For instance, a character in an ad would be raising as many fingers as the winning number. Those who played the Matka, knew exactly where to find the results and how to read them.
6. He Served Prison Time During Emergency
As we mentioned earlier, Ratan Khatri was jailed along with other Matka operators and bookies during The Emergency declared by Indira Gandhi.
He had served a total of 19 months in prison. During this period his business suffered heavy losses. However, he got it back on track after coming out of jail.
7. Feroze Khan’s Movie Dharmatma Is Based on Him
In 1975, the Hindi thriller movie Dharmatma (lit. 'Righteous Soul') was released. Featuring Feroz Khan, Hema Malini, Rekha, and Prem Nath in lead roles, this was the first-ever Bollywood flick to be shot in Afghanistan.
Dharmatma was loosely based on the Hollywood epic ‘The Godfather.’ It, too, had the premise of a gangster who is a God-fearing do-gooder. However, Prem Nath’s character as Seth Dharamdas ‘Dharmatma' who is a don and a Matka King, is actually based on Ratan Khatri.
It is believed that Khan sat down with Khatri and interacted with him one on one to learn more about him and understand the nitty-gritty of Matka. In fact, Khatri also helped the scriptwriter of the movie Kaushal Bharati with the script and dialogues.
However, his Bollywood connection isn’t limited to just this movie. He went on to finance several other movies, sometimes anonymously. His favorite tryst with the film stars, however, was to ask them to pick Matka numbers.
8. He Produced the Bollywood Film Rangeela Ratan
In 1976, Khatri teamed up with producer Ramchanchandra Bhikubhai to co-produce the Bollywood film Rangeela Ratan. It starred Rishi Kapoor, Parveen Babi, and Ashok Kumar in the lead roles.
He not only invested money in the movie but also did a cameo. The scene involved Khatri stopping a fight between Rishi Kapoor and another actor. The term ‘dada’ was used in it. Interestingly, dada was Khatri’s pet name.
In his autobiography, Rishi Kapoor mentions Ratan Khatri as a ‘dubious character’ who would ask him or Ashok Kumar to pick a card. The number on this card would then flash all over Mumbai within minutes and be considered the lucky number of the day.
9. A Horse Meant for Films Was Named After Him
One Jeetu Verma from Mumbai, who supplies horses for film shoots has named one of his horses Ratan Khatri in loving memory of the former Matka King. The horse is 32 years old and has been featured in the movie Jodha Akbar.

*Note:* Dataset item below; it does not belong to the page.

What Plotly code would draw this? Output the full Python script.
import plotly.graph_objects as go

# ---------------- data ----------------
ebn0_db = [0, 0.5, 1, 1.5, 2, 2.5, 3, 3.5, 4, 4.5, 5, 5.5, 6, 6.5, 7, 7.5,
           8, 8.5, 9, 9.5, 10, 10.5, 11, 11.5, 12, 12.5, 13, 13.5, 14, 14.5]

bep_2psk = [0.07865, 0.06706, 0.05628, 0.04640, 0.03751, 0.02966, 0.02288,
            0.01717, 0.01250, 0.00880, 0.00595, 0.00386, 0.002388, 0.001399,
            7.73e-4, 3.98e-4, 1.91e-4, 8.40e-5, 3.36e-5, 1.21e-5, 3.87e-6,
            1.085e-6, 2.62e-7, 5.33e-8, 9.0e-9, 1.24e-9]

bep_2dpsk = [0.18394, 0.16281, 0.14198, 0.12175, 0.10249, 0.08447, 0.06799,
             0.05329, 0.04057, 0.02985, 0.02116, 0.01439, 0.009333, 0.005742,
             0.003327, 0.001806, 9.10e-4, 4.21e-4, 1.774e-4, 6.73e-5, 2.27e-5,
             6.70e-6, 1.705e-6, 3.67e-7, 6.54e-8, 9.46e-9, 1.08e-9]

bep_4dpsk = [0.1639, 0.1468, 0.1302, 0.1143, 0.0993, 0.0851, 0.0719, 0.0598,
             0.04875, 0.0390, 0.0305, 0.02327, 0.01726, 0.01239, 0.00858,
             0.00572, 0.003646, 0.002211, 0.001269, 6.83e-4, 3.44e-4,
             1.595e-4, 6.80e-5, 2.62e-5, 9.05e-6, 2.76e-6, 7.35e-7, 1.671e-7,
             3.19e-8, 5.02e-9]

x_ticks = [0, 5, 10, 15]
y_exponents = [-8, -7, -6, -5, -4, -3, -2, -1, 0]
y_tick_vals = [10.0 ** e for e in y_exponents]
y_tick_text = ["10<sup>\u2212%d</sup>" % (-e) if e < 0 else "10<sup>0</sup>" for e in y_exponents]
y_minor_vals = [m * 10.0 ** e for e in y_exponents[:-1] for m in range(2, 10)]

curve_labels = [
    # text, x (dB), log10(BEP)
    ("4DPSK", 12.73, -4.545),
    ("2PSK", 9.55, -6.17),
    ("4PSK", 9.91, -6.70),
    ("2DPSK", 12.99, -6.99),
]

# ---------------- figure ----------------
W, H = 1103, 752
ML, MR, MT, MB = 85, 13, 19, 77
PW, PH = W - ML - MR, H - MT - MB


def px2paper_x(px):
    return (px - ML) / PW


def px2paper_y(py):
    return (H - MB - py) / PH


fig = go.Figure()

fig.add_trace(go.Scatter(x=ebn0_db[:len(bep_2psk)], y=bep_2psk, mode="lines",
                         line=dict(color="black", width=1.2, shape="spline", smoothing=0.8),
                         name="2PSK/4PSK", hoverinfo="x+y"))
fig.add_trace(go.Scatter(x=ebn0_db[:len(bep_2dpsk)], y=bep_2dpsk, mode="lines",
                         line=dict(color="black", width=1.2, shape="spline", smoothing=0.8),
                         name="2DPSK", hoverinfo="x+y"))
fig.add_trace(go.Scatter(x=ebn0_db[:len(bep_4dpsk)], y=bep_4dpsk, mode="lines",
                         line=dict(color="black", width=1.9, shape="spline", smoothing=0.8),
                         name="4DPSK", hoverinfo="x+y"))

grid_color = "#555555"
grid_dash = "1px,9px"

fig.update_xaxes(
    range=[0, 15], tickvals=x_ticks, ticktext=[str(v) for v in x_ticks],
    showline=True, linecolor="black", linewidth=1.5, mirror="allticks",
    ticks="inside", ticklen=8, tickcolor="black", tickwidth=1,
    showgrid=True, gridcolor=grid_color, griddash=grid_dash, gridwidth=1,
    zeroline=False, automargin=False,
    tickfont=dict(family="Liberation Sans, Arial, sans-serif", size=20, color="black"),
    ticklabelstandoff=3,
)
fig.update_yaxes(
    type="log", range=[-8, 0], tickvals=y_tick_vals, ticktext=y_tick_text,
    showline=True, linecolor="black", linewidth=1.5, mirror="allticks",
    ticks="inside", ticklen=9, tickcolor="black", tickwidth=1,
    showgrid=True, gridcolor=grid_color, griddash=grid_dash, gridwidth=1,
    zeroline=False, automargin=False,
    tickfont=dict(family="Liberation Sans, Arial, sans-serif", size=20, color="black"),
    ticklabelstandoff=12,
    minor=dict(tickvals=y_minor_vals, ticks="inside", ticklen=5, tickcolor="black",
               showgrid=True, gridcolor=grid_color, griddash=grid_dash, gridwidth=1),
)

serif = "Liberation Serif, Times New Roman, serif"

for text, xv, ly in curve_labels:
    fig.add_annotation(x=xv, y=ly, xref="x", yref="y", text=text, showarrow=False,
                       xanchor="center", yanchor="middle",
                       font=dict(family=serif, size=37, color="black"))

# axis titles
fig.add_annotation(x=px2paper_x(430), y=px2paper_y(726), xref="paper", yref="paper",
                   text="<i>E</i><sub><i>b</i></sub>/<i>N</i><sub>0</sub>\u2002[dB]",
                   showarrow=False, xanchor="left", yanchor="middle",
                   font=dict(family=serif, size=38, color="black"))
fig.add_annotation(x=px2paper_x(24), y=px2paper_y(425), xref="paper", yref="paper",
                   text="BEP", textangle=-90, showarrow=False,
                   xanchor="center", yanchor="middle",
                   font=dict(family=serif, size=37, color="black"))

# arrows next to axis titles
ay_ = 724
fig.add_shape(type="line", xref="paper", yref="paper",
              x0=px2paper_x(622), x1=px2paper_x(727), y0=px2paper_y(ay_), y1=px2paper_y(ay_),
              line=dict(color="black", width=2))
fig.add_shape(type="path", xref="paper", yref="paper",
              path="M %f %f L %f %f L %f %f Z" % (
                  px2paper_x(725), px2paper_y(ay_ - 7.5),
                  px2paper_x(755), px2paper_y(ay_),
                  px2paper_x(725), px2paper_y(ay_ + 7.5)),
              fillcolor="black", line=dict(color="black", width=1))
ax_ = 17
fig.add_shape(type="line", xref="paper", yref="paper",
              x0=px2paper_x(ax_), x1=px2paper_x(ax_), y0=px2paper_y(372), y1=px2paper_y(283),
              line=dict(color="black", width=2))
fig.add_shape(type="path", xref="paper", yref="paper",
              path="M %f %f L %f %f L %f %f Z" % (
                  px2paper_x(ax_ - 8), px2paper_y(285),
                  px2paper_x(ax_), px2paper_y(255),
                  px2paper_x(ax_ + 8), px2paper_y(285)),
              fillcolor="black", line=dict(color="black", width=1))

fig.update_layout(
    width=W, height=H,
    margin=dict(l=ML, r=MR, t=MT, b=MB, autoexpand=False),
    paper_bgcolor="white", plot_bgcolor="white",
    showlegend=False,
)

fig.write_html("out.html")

During an inspection of a certain stable in Malad by a Horse Survey Team appointed by the high court, the horse was found wounded and ailing. Its retirement was hence, demanded.
10. The Upcoming Series ‘Matka King’ Is Based on His Life
Filmmaker Nagraj Manjule of Sairat fame has announced his newest venture – a series titled ‘Matka King’ which is inspired by true events and the life of Ratan Khatri. Set between the 1960s and the 1990s, it will extensively capture the life of Mumbai’s working classes.

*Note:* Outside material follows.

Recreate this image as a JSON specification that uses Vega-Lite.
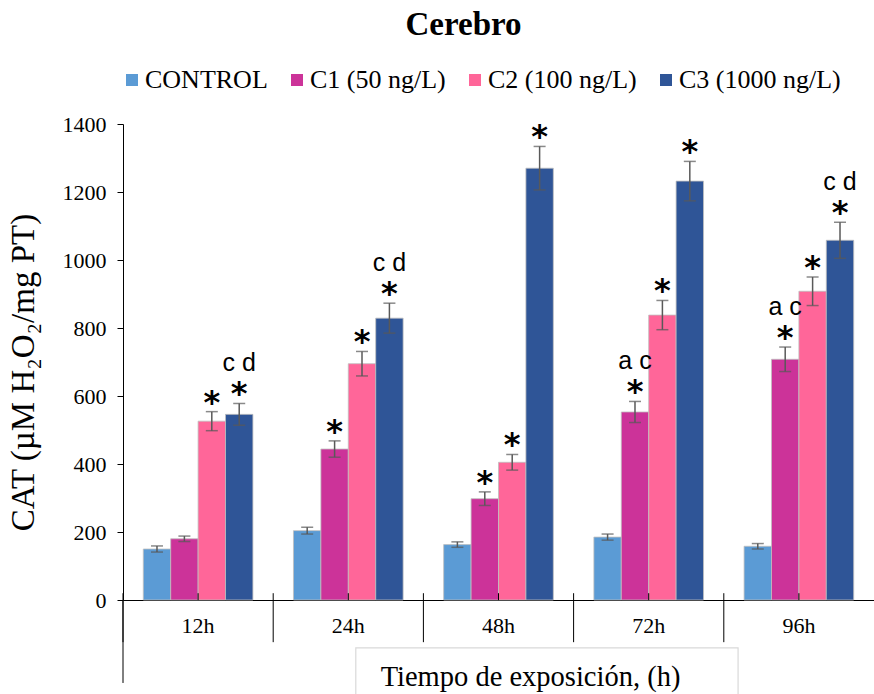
{
  "$schema": "https://vega.github.io/schema/vega-lite/v6.json",
  "autosize": {"type": "none"},
  "padding": {"left": 123, "top": 124, "right": 0, "bottom": 94},
  "width": 751,
  "height": 476,
  "background": "white",
  "title": {
    "text": "Cerebro",
    "font": "Liberation Serif",
    "fontSize": 33,
    "fontWeight": "bold",
    "color": "#000000",
    "anchor": "middle",
    "dx": -35,
    "offset": 25
  },
  "config": {
    "view": {"stroke": null},
    "axis": {"zindex": 1}
  },
  "datasets": {
    "cat": [
      {"tiempo": "12h", "grupo": "CONTROL", "valor": 150, "inf": 141, "sup": 159, "sig": "", "letras": ""},
      {"tiempo": "12h", "grupo": "C1 (50 ng/L)", "valor": 180, "inf": 172, "sup": 188, "sig": "", "letras": ""},
      {"tiempo": "12h", "grupo": "C2 (100 ng/L)", "valor": 526, "inf": 498, "sup": 554, "sig": "*", "letras": ""},
      {"tiempo": "12h", "grupo": "C3 (1000 ng/L)", "valor": 546, "inf": 514, "sup": 578, "sig": "*", "letras": "c d"},
      {"tiempo": "24h", "grupo": "CONTROL", "valor": 204, "inf": 194, "sup": 214, "sig": "", "letras": ""},
      {"tiempo": "24h", "grupo": "C1 (50 ng/L)", "valor": 444, "inf": 420, "sup": 468, "sig": "*", "letras": ""},
      {"tiempo": "24h", "grupo": "C2 (100 ng/L)", "valor": 695, "inf": 659, "sup": 731, "sig": "*", "letras": ""},
      {"tiempo": "24h", "grupo": "C3 (1000 ng/L)", "valor": 829, "inf": 785, "sup": 873, "sig": "*", "letras": "c d"},
      {"tiempo": "48h", "grupo": "CONTROL", "valor": 163, "inf": 155, "sup": 171, "sig": "", "letras": ""},
      {"tiempo": "48h", "grupo": "C1 (50 ng/L)", "valor": 298, "inf": 278, "sup": 318, "sig": "*", "letras": ""},
      {"tiempo": "48h", "grupo": "C2 (100 ng/L)", "valor": 405, "inf": 382, "sup": 428, "sig": "*", "letras": ""},
      {"tiempo": "48h", "grupo": "C3 (1000 ng/L)", "valor": 1270, "inf": 1206, "sup": 1334, "sig": "*", "letras": ""},
      {"tiempo": "72h", "grupo": "CONTROL", "valor": 185, "inf": 176, "sup": 194, "sig": "", "letras": ""},
      {"tiempo": "72h", "grupo": "C1 (50 ng/L)", "valor": 553, "inf": 522, "sup": 584, "sig": "*", "letras": "a c"},
      {"tiempo": "72h", "grupo": "C2 (100 ng/L)", "valor": 838, "inf": 795, "sup": 881, "sig": "*", "letras": ""},
      {"tiempo": "72h", "grupo": "C3 (1000 ng/L)", "valor": 1232, "inf": 1174, "sup": 1290, "sig": "*", "letras": ""},
      {"tiempo": "96h", "grupo": "CONTROL", "valor": 158, "inf": 150, "sup": 166, "sig": "", "letras": ""},
      {"tiempo": "96h", "grupo": "C1 (50 ng/L)", "valor": 708, "inf": 672, "sup": 744, "sig": "*", "letras": "a c"},
      {"tiempo": "96h", "grupo": "C2 (100 ng/L)", "valor": 908, "inf": 866, "sup": 950, "sig": "*", "letras": ""},
      {"tiempo": "96h", "grupo": "C3 (1000 ng/L)", "valor": 1058, "inf": 1005, "sup": 1111, "sig": "*", "letras": "c d"}
    ],
    "marco": [{"caja": "titulo"}]
  },
  "data": {"name": "cat"},
  "encoding": {
    "x": {
      "field": "tiempo",
      "type": "nominal",
      "sort": ["12h", "24h", "48h", "72h", "96h"],
      "scale": {"paddingInner": 0, "paddingOuter": 0},
      "axis": {
        "title": "Tiempo de exposición, (h)",
        "titleFont": "Liberation Serif",
        "titleFontSize": 28.5,
        "titleFontWeight": "normal",
        "titleColor": "#000000",
        "titleX": 407,
        "titleY": 85,
        "titleAlign": "center",
        "titleBaseline": "alphabetic",
        "labelAngle": 0,
        "labelFont": "Liberation Serif",
        "labelFontSize": 22,
        "labelColor": "#000000",
        "labelPadding": 15,
        "ticks": false,
        "domainColor": "#000000",
        "domainWidth": 1
      }
    }
  },
  "layer": [
    {
      "mark": {"type": "bar", "stroke": "#BFBFBF", "strokeWidth": 0.8},
      "encoding": {
        "xOffset": {
          "field": "grupo",
          "type": "nominal",
          "sort": ["CONTROL", "C1 (50 ng/L)", "C2 (100 ng/L)", "C3 (1000 ng/L)"],
          "scale": {"paddingInner": 0, "paddingOuter": 0.74}
        },
        "y": {
          "field": "valor",
          "type": "quantitative",
          "scale": {"domain": [0, 1400], "nice": false},
          "axis": {
            "title": "CAT (µM H₂O₂/mg PT)",
            "titleFont": "Liberation Serif",
            "titleFontSize": 33,
            "titleFontWeight": "normal",
            "titleColor": "#000000",
            "titleAngle": -90,
            "titleX": -100,
            "titleY": 248,
            "titleAlign": "center",
            "titleBaseline": "middle",
            "values": [0, 200, 400, 600, 800, 1000, 1200, 1400],
            "format": "d",
            "grid": false,
            "tickSize": 6,
            "tickColor": "#000000",
            "domainColor": "#000000",
            "labelFont": "Liberation Serif",
            "labelFontSize": 22,
            "labelColor": "#000000",
            "labelPadding": 11
          }
        },
        "color": {
          "field": "grupo",
          "type": "nominal",
          "sort": ["CONTROL", "C1 (50 ng/L)", "C2 (100 ng/L)", "C3 (1000 ng/L)"],
          "scale": {
            "domain": ["CONTROL", "C1 (50 ng/L)", "C2 (100 ng/L)", "C3 (1000 ng/L)"],
            "range": ["#5B9BD5", "#CC3399", "#FF6699", "#2F5597"]
          },
          "legend": {
            "title": null,
            "orient": "none",
            "legendX": -4,
            "legendY": -57,
            "direction": "horizontal",
            "symbolType": "square",
            "symbolSize": 144,
            "symbolStrokeWidth": 0,
            "labelFont": "Liberation Serif",
            "labelFontSize": 26,
            "labelColor": "#000000",
            "labelLimit": 400,
            "labelOffset": 0,
            "columnPadding": 16
          }
        }
      }
    },
    {
      "mark": {"type": "rule", "color": "#595959", "strokeWidth": 1.5},
      "encoding": {
        "xOffset": {"field": "grupo", "type": "nominal", "sort": ["CONTROL", "C1 (50 ng/L)", "C2 (100 ng/L)", "C3 (1000 ng/L)"]},
        "y": {"field": "inf", "type": "quantitative"},
        "y2": {"field": "sup"}
      }
    },
    {
      "mark": {"type": "tick", "orient": "horizontal", "size": 12, "thickness": 1.5, "color": "#595959"},
      "encoding": {
        "xOffset": {"field": "grupo", "type": "nominal", "sort": ["CONTROL", "C1 (50 ng/L)", "C2 (100 ng/L)", "C3 (1000 ng/L)"]},
        "y": {"field": "sup", "type": "quantitative"}
      }
    },
    {
      "mark": {"type": "tick", "orient": "horizontal", "size": 12, "thickness": 1.5, "color": "#595959"},
      "encoding": {
        "xOffset": {"field": "grupo", "type": "nominal", "sort": ["CONTROL", "C1 (50 ng/L)", "C2 (100 ng/L)", "C3 (1000 ng/L)"]},
        "y": {"field": "inf", "type": "quantitative"}
      }
    },
    {
      "transform": [{"filter": "datum.sig != ''"}],
      "mark": {"type": "text", "font": "DejaVu Sans", "fontSize": 32, "fontWeight": "bold", "color": "#000000", "baseline": "alphabetic", "dy": 1},
      "encoding": {
        "xOffset": {"field": "grupo", "type": "nominal", "sort": ["CONTROL", "C1 (50 ng/L)", "C2 (100 ng/L)", "C3 (1000 ng/L)"]},
        "y": {"field": "sup", "type": "quantitative"},
        "text": {"field": "sig"}
      }
    },
    {
      "transform": [{"filter": "datum.letras != ''"}],
      "mark": {"type": "text", "font": "Liberation Sans", "fontSize": 25, "color": "#000000", "baseline": "alphabetic", "dy": -32},
      "encoding": {
        "xOffset": {"field": "grupo", "type": "nominal", "sort": ["CONTROL", "C1 (50 ng/L)", "C2 (100 ng/L)", "C3 (1000 ng/L)"]},
        "y": {"field": "sup", "type": "quantitative"},
        "text": {"field": "letras"}
      }
    },
    {
      "transform": [{"filter": "datum.grupo == 'CONTROL'"}],
      "mark": {"type": "rule", "color": "#000000", "strokeWidth": 1},
      "encoding": {
        "x": {"field": "tiempo", "type": "nominal", "bandPosition": 0},
        "y": {"datum": 20},
        "y2": {"datum": -124}
      }
    },
    {
      "transform": [{"filter": "datum.grupo == 'CONTROL'"}],
      "mark": {"type": "rule", "color": "#000000", "strokeWidth": 1},
      "encoding": {
        "y": {"datum": 0},
        "y2": {"datum": 20}
      }
    },
    {
      "transform": [{"filter": "datum.grupo == 'CONTROL' && datum.tiempo == '12h'"}],
      "mark": {"type": "rule", "color": "#000000", "strokeWidth": 1},
      "encoding": {
        "x": {"field": "tiempo", "type": "nominal", "bandPosition": 0},
        "y": {"datum": 0},
        "y2": {"datum": -244}
      }
    },
    {
      "data": {"name": "marco"},
      "mark": {"type": "rect", "filled": false, "stroke": "#D9D9D9", "strokeWidth": 1.2},
      "encoding": {
        "x": {"datum": "24h", "bandPosition": 0.55},
        "x2": {"datum": "96h", "bandPosition": 0.095},
        "y": {"datum": -141},
        "y2": {"datum": -300}
      }
    }
  ]
}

The series will be released on one of the leading OTT platforms. Manjule has partnered with Siddhart Roy Kapoor for the project and would be making the series under the banner of Roy Kapur Films.
11. Post Retirement, Khatri Anonymously Indulged in Horserace Betting
Ratan Khatri retired from his business in the early 1990s and started living near Tardeo. However, he didn’t abandon his profession entirely.
During the later years, he would be seen sitting in the afternoons on the Janta Stands of Mahalaxmi Race Course and betting on his favorite horses anonymously.
Donning the same white kurta pajama and a scarf around his head, he would whisper to himself and play the ponies using a ₹10 racebook.
It is said that Khatri remained a simple man till his death. The whereabouts of the wealth he made in those three glorious decades remain a secret.
Ratan Khatri died of a brain hemorrhage on 9 May 2020 in his home in Mumbai Central. He was 88.